Worth it for Reynolds alone.

The Devil Rides Out / The Devil’s Bride (1968) ****

Strong contender for Hammer’s film of the decade, a tight adaptation of Dennis Wheatley’s black magic classic with some brilliant set pieces as Nicholas de Richleau (Christopher Lee) battles to prevent his friend Simon (Patrick Mower) falling into the hands of satanist Mocata (Charles Gray).

Initially constructed like a thriller with Simon rescued, then kidnapped, then rescued again, plus a car chase, it then turns into a siege as Richleau and friends, huddled inside a pentagram, attempt to withstand the forces of evil. Sensibly, the script eschews too much mumbo-jumbo – although modern audiences accustomed to arcane exposition through MCU should find no problem accommodating ideas like the Clavicle of Solomon, Talisman of Set and Ipsissimus – in favour of confrontation. 
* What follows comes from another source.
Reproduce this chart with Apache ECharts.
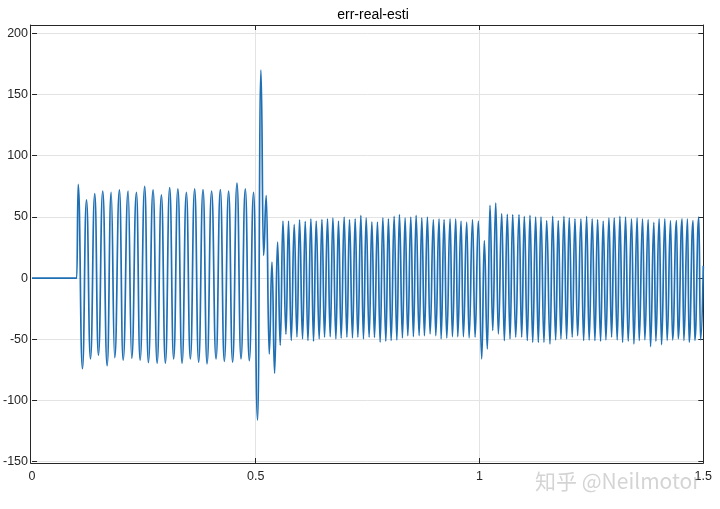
<!DOCTYPE html>
<html>
<head>
<meta charset="utf-8">
<script src="https://cdn.jsdelivr.net/npm/echarts@6/dist/echarts.min.js"></script>
<style>html,body{margin:0;padding:0;background:#fff;}#c{width:720px;height:509px;}</style>
</head>
<body>
<div id="c"></div>
<script>
// ---- data (time in s, value) ----
const titleText = 'err-real-esti';
const xTickLabels = ['0', '0.5', '1', '1.5'];
const yTickLabels = ['-150', '-100', '-50', '0', '50', '100', '150', '200'];

const idleT = [0, 0.1];
const idleV = [0, 0];

const burstT = [0.1031,0.1127,0.1217,0.1306,0.1402,0.1484,0.1580,0.1679,0.1768,0.1848,0.1953,0.2036,0.2147,0.2228,0.2333,0.2415,0.2518,0.2600,0.2705,0.2795,0.2891,0.2980,0.3076,0.3165,0.3259,0.3353,0.3449,0.3538,0.3634,0.3723,0.3821,0.3911,0.4013,0.4112,0.4208,0.4297,0.4393,0.4482,0.4580,0.4670,0.4766,0.4855,0.4951];
const burstV = [76.5,-74,64,-66,69,-63,71,-71.5,70,-65,72,-67,71,-65.5,70,-67,75,-69,72,-69.5,68,-69.5,74,-66,73,-69.5,70,-66,73,-68.7,72.4,-70,71,-66,72.4,-68,71,-68.7,77.6,-66,73,-67.5,70];

const faultT = [0.5040,0.5116,0.5174,0.5234,0.5301,0.5362,0.5420,0.5487,0.5547];
const faultV = [-116,170,18.5,67.5,-62,13,-77.7,29.4,-55];

const steadyT = [0.5607,0.5674,0.5732,0.5792,0.5859,0.5920,0.5978,0.6045,0.6105,0.6165,0.6232,0.6290,0.6350,0.6417,0.6478,0.6536,0.6603,0.6663,0.6723,0.6790,0.6848,0.6908,0.6975,0.7036,0.7094,0.7161,0.7221,0.7281,0.7348,0.7406,0.7467,0.7533,0.7594,0.7652,0.7719,0.7779,0.7839,0.7906,0.7964,0.8025,0.8092,0.8152,0.8210,0.8277,0.8337,0.8397,0.8464,0.8522,0.8583,0.8650,0.8710,0.8768,0.8835,0.8895,0.8969,0.9022,0.9096,0.9141,0.9208,0.9268,0.9342,0.9393,0.9469,0.9513,0.9587,0.9638,0.9714,0.9766,0.9844,0.9900,0.9973];
const steadyV = [46.5,-46,46.5,-51,44,-48,47.5,-49.6,46.3,-51,48.5,-51.6,46.5,-49.6,48,-48.3,48.5,-47.8,49.3,-49.6,46.5,-49,49.8,-48.3,47.7,-48.8,48.5,-48.3,51.2,-49.6,49.3,-48.3,46,-48.5,45.7,-52.4,49.3,-51.6,48.5,-51,50.4,-50.5,51.8,-48.8,49.3,-47,49.8,-47.8,51.2,-47,49.3,-47,49.8,-45.6,47.7,-47,48.5,-49.6,47.7,-48.8,48.5,-47.8,48.5,-47.8,46.5,-47.8,45.7,-48.8,47.7,-48.3,46.5];

const stepT = [1.0049,1.0107,1.0174,1.0234,1.0295,1.0362,1.0420,1.0496,1.0554,1.0621,1.0681,1.0741,1.0808,1.0882,1.0942];
const stepV = [-66,30.7,-57.8,59.4,-42.8,61.2,-45.6,52.6,-51,52,-49.6,51.8,-48.3,51.8,-48.3];

const tailT = [1.1000,1.1067,1.1127,1.1188,1.1254,1.1313,1.1373,1.1440,1.1500,1.1574,1.1634,1.1701,1.1759,1.1819,1.1886,1.1946,1.2004,1.2071,1.2132,1.2192,1.2266,1.2326,1.2393,1.2449,1.2518,1.2578,1.2638,1.2705,1.2763,1.2824,1.2891,1.2951,1.3009,1.3076,1.3136,1.3196,1.3263,1.3321,1.3397,1.3449,1.3522,1.3567,1.3643,1.3694,1.3768,1.3821,1.3895,1.3940,1.4013,1.4067,1.4141,1.4192,1.4268,1.4313,1.4402,1.4438,1.4527,1.4565,1.4647,1.4683,1.4772,1.4810,1.4900,1.4938,1.5000];
const tailV = [50.4,-51,51.2,-52.4,49.8,-52.4,49.8,-52.4,47,-53.7,50.4,-50.5,47,-49.6,50.4,-49.6,49.3,-48.3,48.5,-47,48.5,-51,50.5,-50.7,48.5,-51,47.7,-51.6,46.5,-50.5,49.3,-48.3,49.3,-50.5,50.4,-52.4,49.8,-51.6,48.5,-53.7,49.3,-51,48.5,-50.5,47.7,-56,45.5,-51.6,48.5,-54.3,48.5,-51,47,-50.5,47,-49.6,48.5,-51,48.5,-52.4,47,-51,49.8,-50.5,10];

// ---- build series ----
function pairs(t, v) { const n = Math.min(t.length, v.length); const out = []; for (let i = 0; i < n; i++) out.push([t[i], v[i]]); return out; }
const seriesData = [].concat(
  pairs(idleT, idleV), pairs(burstT, burstV), pairs(faultT, faultV),
  pairs(steadyT, steadyV), pairs(stepT, stepV), pairs(tailT, tailV)
);

const FONT = '"Liberation Sans", Arial, Helvetica, sans-serif';
const INK = '#262626';
const GRIDC = '#e3e3e3';

const xMap = {}; [0, 0.5, 1, 1.5].forEach((v, i) => xMap[v] = xTickLabels[i]);
const yMap = {}; [-150,-100,-50,0,50,100,150,200].forEach((v, i) => yMap[v] = yTickLabels[i]);

const chart = echarts.init(document.getElementById('c'), null, { renderer: 'canvas' });
chart.setOption({
  animation: false,
  backgroundColor: '#ffffff',
  title: {
    text: titleText, left: 368, top: 3, textAlign: 'center',
    textStyle: { fontFamily: FONT, fontSize: 14, fontWeight: 'normal', color: '#000' }
  },
  grid: [
    { left: 30.7, right: 16.7, top: 33.3, bottom: 47.3 },
    { left: 30.7, right: 16.7, top: 25, bottom: 46 }
  ],
  xAxis: [
    { gridIndex: 0, type: 'value', min: 0, max: 1.5, interval: 0.5, position: 'bottom',
      axisLine: { show: false, onZero: false }, axisTick: { show: false }, splitLine: { show: false },
      axisLabel: { fontFamily: FONT, fontSize: 12.5, color: INK, margin: 8, formatter: v => xMap[v] !== undefined ? xMap[v] : '' } },
    { gridIndex: 1, type: 'value', min: 0, max: 1.5, interval: 0.5, position: 'top',
      axisLine: { show: true, onZero: false, lineStyle: { color: INK, width: 1 } },
      axisTick: { show: true, inside: true, length: 5, lineStyle: { color: INK } },
      axisLabel: { show: false }, splitLine: { show: false } },
    { gridIndex: 1, type: 'value', min: 0, max: 1.5, interval: 0.5, position: 'bottom',
      axisLine: { show: true, onZero: false, lineStyle: { color: INK, width: 1 } },
      axisTick: { show: true, inside: true, length: 5, lineStyle: { color: INK } },
      axisLabel: { show: false }, splitLine: { show: true, lineStyle: { color: GRIDC, width: 1 } } }
  ],
  yAxis: [
    { gridIndex: 0, type: 'value', min: -150, max: 200, interval: 50, position: 'left',
      axisLine: { show: false, onZero: false },
      axisTick: { show: true, inside: true, length: 5, lineStyle: { color: INK } },
      axisLabel: { fontFamily: FONT, fontSize: 12.5, color: INK, margin: 4, formatter: v => yMap[v] !== undefined ? yMap[v] : '' },
      splitLine: { show: true, lineStyle: { color: GRIDC, width: 1 } } },
    { gridIndex: 0, type: 'value', min: -150, max: 200, interval: 50, position: 'right',
      axisLine: { show: false, onZero: false },
      axisTick: { show: true, inside: true, length: 5, lineStyle: { color: INK } },
      axisLabel: { show: false }, splitLine: { show: false } },
    { gridIndex: 1, type: 'value', min: 0, max: 1, position: 'left',
      axisLine: { show: true, onZero: false, lineStyle: { color: INK, width: 1 } },
      axisTick: { show: false }, axisLabel: { show: false }, splitLine: { show: false } },
    { gridIndex: 1, type: 'value', min: 0, max: 1, position: 'right',
      axisLine: { show: true, onZero: false, lineStyle: { color: INK, width: 1 } },
      axisTick: { show: false }, axisLabel: { show: false }, splitLine: { show: false } }
  ],
  series: [{
    type: 'line', xAxisIndex: 0, yAxisIndex: 0, data: seriesData,
    showSymbol: false, symbol: 'none', smooth: 0.5, smoothMonotone: 'x',
    lineStyle: { color: '#1f6fb4', width: 1.7 }, z: 3
  }],
  graphic: [{
    type: 'text', left: 535, top: 471, z: 100,
    style: { text: '知乎 @Neilmotor', font: '21px "Noto Sans CJK SC", "Liberation Sans", sans-serif', fill: 'rgba(160,160,160,0.45)' }
  }]
});
</script>
</body>
</html>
Unlike most demonic pictures, de Richleau has an array of mystical weaponry and a fund of knowledge to defend his charges so the storyline develops along more interesting lines than the usual notion of innocents drawn into a dark world. In some senses Mocata is a template for the Marvel super-villains with powers beyond human understanding and the same contempt for his victims. And surely this is where Marvel’s creative backroom alighted when it wanted to turn back time. Though with different aims, De Richleau and Mocata are cut from the same cloth, belonging to a world where rites and incantations hold sway. 

While special effects play their part from giant menacing tarantulas and the Angel of Death, the most effective scenes rely on a lot less – Simon strangled by a crucifix, Mocata hypnotizing a woman, a bound girl struggling against possession. Had the film been made a few years later, when Hammer with The Vampire Lovers (1970) and Lust for a Vampire (1971) increased the nudity quotient, and after The Exorcist (1973) had led the way in big bucks special effects, the black mass sequence would have been considerably improved.
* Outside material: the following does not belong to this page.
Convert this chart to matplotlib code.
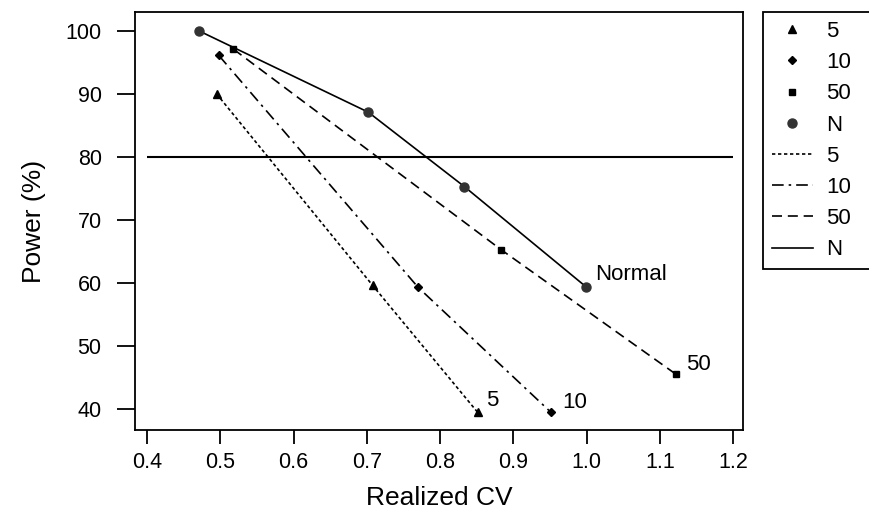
import matplotlib
matplotlib.use("Agg")
import matplotlib.pyplot as plt
from matplotlib.lines import Line2D

plt.rcParams['font.family'] = ['Liberation Sans', 'DejaVu Sans']

# Data
cv_5 = [0.495, 0.708, 0.851]
pw_5 = [90.0, 59.6, 39.5]
cv_10 = [0.498, 0.770, 0.951]
pw_10 = [96.1, 59.3, 39.5]
cv_50 = [0.518, 0.883, 1.122]
pw_50 = [97.1, 65.3, 45.5]
cv_n = [0.471, 0.702, 0.833, 0.999]
pw_n = [100.0, 87.1, 75.3, 59.4]

x_ticks = [0.4, 0.5, 0.6, 0.7, 0.8, 0.9, 1.0, 1.1, 1.2]
y_ticks = [40, 50, 60, 70, 80, 90, 100]
target_power = 80
end_labels = ["5", "10", "50", "Normal"]
legend_labels = ["5", "10", "50", "N"]

W, H = 870, 514
fig = plt.figure(figsize=(W / 100, H / 100), dpi=100)
ax = fig.add_axes([135 / W, 1 - 430 / H, (743 - 135) / W, (430 - 12) / H])

lw = 1.2
styles = [
    dict(ls=(0, (2, 1.6)), marker='^', ms=6),
    dict(ls=(0, (7, 3, 1.5, 3)), marker='D', ms=4.5),
    dict(ls=(0, (6, 3.5)), marker='s', ms=5),
    dict(ls='-', marker='o', ms=6.5),
]
series = [(cv_5, pw_5), (cv_10, pw_10), (cv_50, pw_50), (cv_n, pw_n)]
mcolors = ['black', 'black', 'black', '#333333']

for (xs, ys), st, mc in zip(series, styles, mcolors):
    ax.plot(xs, ys, color='black', lw=lw, ls=st['ls'], zorder=2)
    ax.plot(xs, ys, ls='none', marker=st['marker'], ms=st['ms'],
            color=mc, mec=mc, zorder=3)

ax.hlines(target_power, x_ticks[0], x_ticks[-1], color='black', lw=1.5, zorder=1)

# End labels
offsets = [(0.012, 1.8), (0.016, 1.5), (0.014, 1.6), (0.013, 2.0)]
for (xs, ys), lab, (dx, dy) in zip(series, end_labels, offsets):
    ax.text(xs[-1] + dx, ys[-1] + dy, lab, fontsize=16, ha='left', va='center')

ax.set_xlim(0.3836, 1.2133)
ax.set_ylim(36.67, 103.0)
ax.set_xticks(x_ticks)
ax.set_xticklabels([f"{v:.1f}" for v in x_ticks])
ax.set_yticks(y_ticks)
ax.set_yticklabels([str(v) for v in y_ticks])
ax.tick_params(axis='x', length=10, width=1.3, labelsize=15.5, pad=6)
ax.tick_params(axis='y', length=13, width=1.3, labelsize=15.5, pad=11)
for s in ax.spines.values():
    s.set_linewidth(1.3)

ax.set_xlabel("Realized CV", fontsize=19, labelpad=9)
ax.set_ylabel("Power (%)", fontsize=19, labelpad=14)

handles = []
for st, mc in zip(styles, mcolors):
    handles.append(Line2D([], [], ls='none', marker=st['marker'], ms=st['ms'],
                          color=mc, mec=mc))
for st in styles:
    handles.append(Line2D([], [], ls=st['ls'], color='black', lw=lw))

leg = fig.legend(handles, legend_labels + legend_labels, loc='upper left',
                 bbox_to_anchor=(763 / W, 1 - 267 / H, 112 / W, 255 / H),
                 bbox_transform=fig.transFigure, mode='expand',
                 borderaxespad=0, frameon=True, fancybox=False, edgecolor='black',
                 framealpha=1, fontsize=16, labelspacing=0.46, handlelength=1.85,
                 handletextpad=0.6, borderpad=0.4)
leg.get_frame().set_linewidth(1.3)

fig.savefig("out.png", dpi=100)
The main flaw is the need to stick with the author’s quartet of “modern musketeers” which means the story stretches too far in the wrong directions often at the cost of minimizing the input of de Richleau. In the Wheatley original, the four men are all intrepid, but in the film only two – de Richleau and American aviator Rex van Ryn (Leon Greene) – share those characteristics. At critical points in the narrative, de Richleau just disappears, off to complete his studies into black magic. Where The Exorcist, for example, found in scholarship a cinematic correlative, this does not try.

Christopher Lee (She, 1965), pomp reined in, is outstanding as de Richleau, exuding wisdom while fearful of the consequences of dabbling in black magic, both commanding and chilling. Charles Gray (Masquerade, 1965) is in his element, the calm eloquent charming menace he brings to the role providing him with a template for future villains.  The three other “musketeers” are less effective, Patrick Mower in his movie debut does not quite deliver while Leon Greene (A Challenge for Robin Hood, 1967) and Paul Eddington (BBC television’s Yes, Minister 1980-1984) are miscast. Nike Arrighi, also making her debut as love interest Tanith, is an unusual Hammer damsel-in-distress.

Hammer stalwart Terence Fisher (The Gorgon, 1964) creates a finely-nuanced production, incorporating the grand guignol and the psychological.  Screenwriter Richard Matheson (The Raven, 1963) retains the Wheatley essence while keeping the plot moving. A few years later nudity was no longer be an issue and Hollywood injected big bucks in horror special effects, so with those constraints in mind the studio did a devilish good job.

BOOK INTO FILM

Dennis Wheatley was a prolific bestseller producing three or four titles a year, famous for a historical series set around Napoleonic times, another at the start of the Second World War and a third featuring the “four modern musketeers” that spanned a couple of decades. In addition, he had gained notoriety for books about black magic, which often involved series characters, as well as sundry tales like The Lost Continent.  Although largely out of fashion these days, Wheatley set the tone for brisk thrillers, stories that took place over a short period of time and in which the heroes tumbled from one peril to another. In other words, he created the template for thriller writers like Alistair MacLean and Lee Child.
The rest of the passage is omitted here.